Can I just skip Christmas?  This cold/flu or whatever it is is about to get the best of me. I feel terrible. I’m don’t have much money. I’ve only bought a couple Christmas presents for my grandchildren. I haven’t bought anything for my children or my husband. My house is a disaster. I have a ton of laundry to do. I need to pay bills and go through mail but then there’s hat money problem again. I didn’t put up any Christmas decorations not even a tree. My family won’t come for Christmas dinner at my house. They decided that even before I got sick.  I’m rambling I know. I’n fighting another anxiety attack and my mind is going around in circles. I feel so alone and overwhelmed. The suicidal thoughts are pounding in my ears all day. I started cutting again today. I just want it to end. 

Life Isn’t Fair

I’m so stinking frustrated. I messed my life up in my teenage years by dropping out of school and getting married way too young. I’ve tried to make up for it. I work my butt off and have since I was 19 doing various jobs. 

Here I am 40 years old and have nothing to show for it. I make $20,000 a year and have to deal with a lot of crap working 11 hours a day with no duty free breaks or lunch. No chance of advancement and no recognition. 

I’m in debt up over my head mainly because of birthday and Christmas’ past. Yes it’s my fault but at the time I thought the hubs was going to help pay for the gifts. 

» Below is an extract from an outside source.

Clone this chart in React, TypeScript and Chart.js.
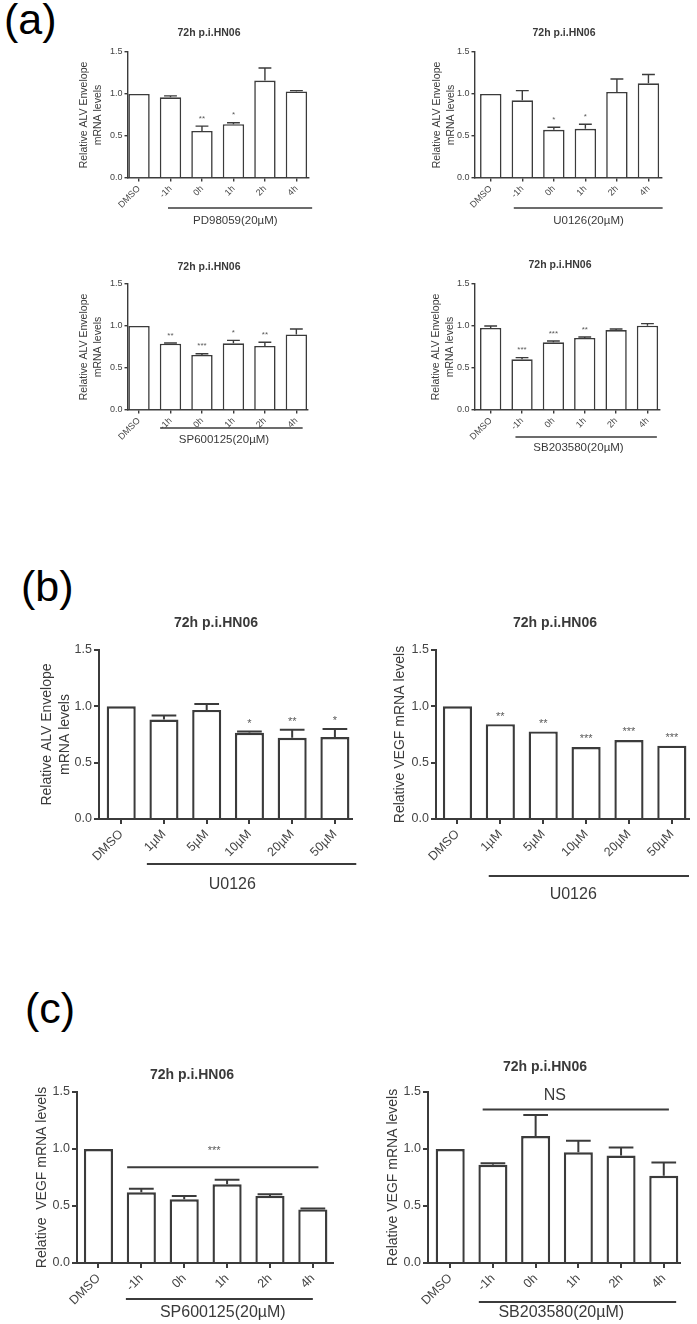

I dropped out of college after my dad passed away. I went into a severe depression and could barely function. I only have a year and a half or less to go, but I haven’t been able to repay my student loans so going back is out of he question. 

I said all that to get to this. Why do I have to work so hard and never accomplish anything and it seems some people have everything handed to them?  I know a 24 year old that just got a promotion and will be making $55k. She has zero common sense. I seriously wonder how she gets to and from work every day. She lives at home and only has a car payment. She’s been a spoiled brat her whole life and thinks he world revolves around her. Everything has been given to her on a silver platter. And here I am working my buns off, would help any body and have nothing to show for it. 

Maybe this is just showing me yet again that I’m worthless. I’m just a waste of air and space. I am nothing and will always be nothing.